Werber, 42, has written nine books so far, a few of which have been widely translated. He was born to a Jewish family; his mother is a former Israeli and his father a French Jew from Toulouse. Werber lives in Paris. "Judaism is in all my books," he says, and mentions his great interest in Kabbala. The idea for "The Ants," he says, began with the tale of King Solomon following ants around, trying to understand their wisdom and their secrets.

"The Ants" describes two parallel civilizations - that of human beings, and that of ants - and the war between them. In "Day of the Ants," he continues to describe the war of the ants and their biggest enemies, human fingers and toes, which threaten to crush them. He also describes a group of people locked in the basement who gradually mutate - human bodies, ant souls - and tells of a genius who found a way to talk to ants using a reconstructed Rosetta stone.

Considering the array of messages in the book, at least one conclusion emerges clearly: Human beings have a lot to learn from the ants. Ants have a very high-functioning visualization ability, and hence a lot of survival power - much greater than that of humans.

Why did Weber choose ants as the heroes of his books? "Ants can live together in solidarity and forget themselves in the community," he says. "In a normative capitalist society, everyone is an egoist. In the ants' civilization, you are part of the group; you don't live for yourself alone. In one of my books, I wrote about the idea of kibbutz as a community where people work and live together. When I was 14, I lived and worked at Kibbutz Ramat David and was very happy. The kibbutz seems to me like a utopian group life, and it's still possible in my view. The problem is that nowadays there is too much aggression and egotism. We of the modern age are a bridge between the old human and the new one. We still have the mentality of the old human, a slave mentality, like the Children of Israel in Egypt; too controlled, full of fear."
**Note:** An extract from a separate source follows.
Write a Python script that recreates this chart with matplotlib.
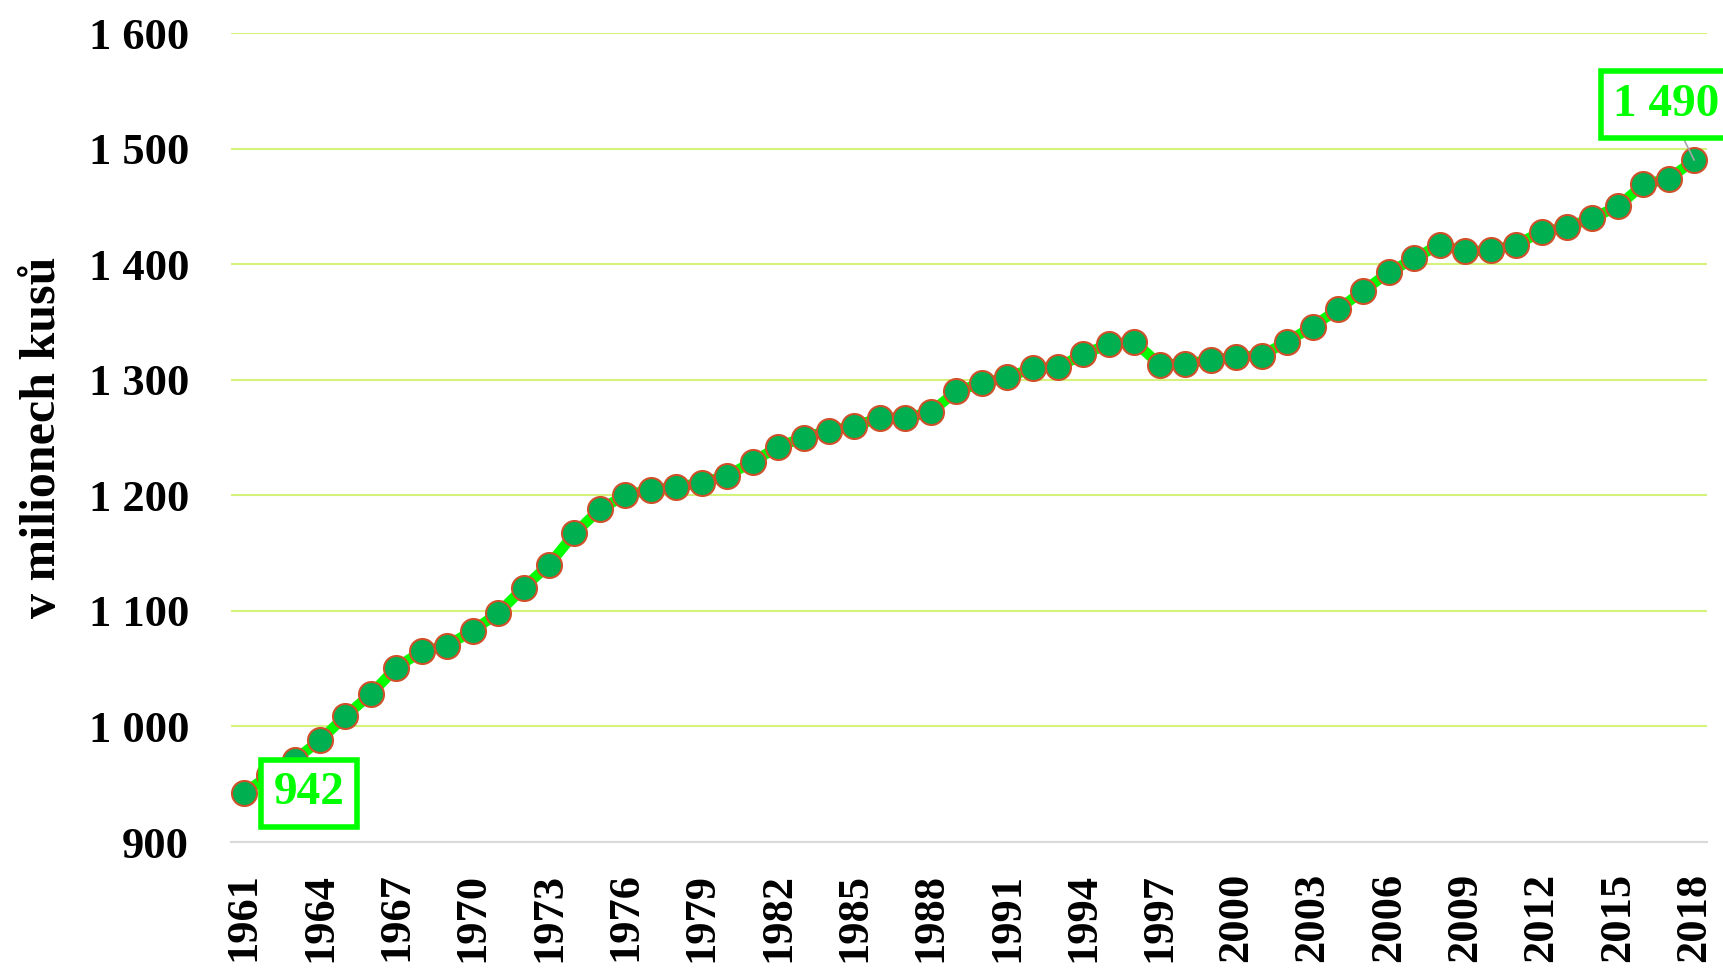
import matplotlib
matplotlib.use("Agg")
import matplotlib.pyplot as plt
import numpy as np

plt.rcParams['font.family'] = ['Liberation Serif', 'DejaVu Serif']
plt.rcParams['font.weight'] = 'bold'

# roky a hodnoty (v milionech kusů)
years = list(range(1961, 2019))
values = [942, 958, 971, 988, 1009, 1028, 1051, 1065, 1070, 1083,
          1098, 1120, 1140, 1167, 1188, 1200, 1205, 1207, 1211, 1217,
          1229, 1242, 1250, 1256, 1260, 1267, 1267, 1272, 1290, 1297,
          1302, 1310, 1311, 1322, 1331, 1333, 1313, 1314, 1317, 1320,
          1321, 1333, 1346, 1361, 1377, 1393, 1405, 1417, 1411, 1412,
          1417, 1428, 1432, 1440, 1450, 1469, 1474, 1490]
y_ticks = [900, 1000, 1100, 1200, 1300, 1400, 1500, 1600]

fig = plt.figure(figsize=(17.23, 9.73), dpi=100)
ax = fig.add_axes([0.134, 0.1346, 0.8567, 0.8314])

x = np.arange(len(years))
ax.plot(x, values, color="#00ff00", lw=7.5, zorder=3,
        marker="o", markersize=18, markerfacecolor="#00b050",
        markeredgecolor="#d0502a", markeredgewidth=1.5)

ax.set_xlim(-0.5, len(years) - 0.5)
ax.set_ylim(900, 1600)
ax.set_yticks(y_ticks)
ax.set_yticklabels(["{:,}".format(v).replace(",", " ") for v in y_ticks])
ax.set_xticks(x[::3])
ax.set_xticklabels([str(y) for y in years[::3]], rotation=90)
ax.tick_params(axis="y", length=0, pad=30, labelsize=32)
ax.tick_params(axis="x", length=0, pad=22, labelsize=32)

ax.grid(axis="y", color="#d5f27a", lw=1.5, zorder=0)
for s in ["top", "right", "left"]:
    ax.spines[s].set_visible(False)
ax.spines["bottom"].set_color("#d9d9d9")
ax.spines["bottom"].set_linewidth(1.5)

ax.set_ylabel("v milionech kusů", fontsize=36, fontweight="bold", labelpad=16)

box = dict(boxstyle="square,pad=0.27", fc="white", ec="#00ff00", lw=4)
ax.annotate("942", (x[0], values[0]), xytext=(47, 0), textcoords="offset points",
            ha="center", va="center", fontsize=34, color="#00ff00", bbox=box,
            zorder=5)
ax.annotate("1 490", (x[-1], values[-1]), xytext=(-20, 40), textcoords="offset points",
            ha="center", va="center", fontsize=34, color="#00ff00", bbox=box,
            arrowprops=dict(arrowstyle="-", color="#a6a6a6", lw=1.2,
                            shrinkA=0, shrinkB=0),
            zorder=5, annotation_clip=False)

fig.savefig("out.png", dpi=100)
The third book of Werber's trilogy, "Empire of the Ants," describes an attempt at revolution by a group of people who want to create a collective community, to work and live together, "but their tools are computers."

Does ant life demand that one relinquish the individualism that the West has so cultivated?

"Not totally," says Werber. "When an ant stands alone on a human being's fingertip, it is thinking and acting autonomously, not as part of a group; but it can also function as a group being. For us human beings, there is no choice. We are always alone, we have learned to be alone within ourselves and it's hard for us to be part of a group."

The formula for an ant revolution, says Werber, is one and one equals three, i.e., you work as a group and get more. Unlike with human society, he says, in ant society only a few work; all the others rest. "There are several ranks of ants," he says. "Ants in the first group, the biggest group, do nothing; they just live and think about life. Ants in the second group do all kinds of things, but not efficiently, and the third and smallest group does all the work for everyone. With people, it's the opposite - like robots, most of them are working all the time."

In his next book, "The Tree of Possibilities" (which will be published in Hebrew translation by Kinneret), Werber considers the future. "Science fiction is my way of pushing the imagination onward," he says. "It's a way to understand how the world will look in the future."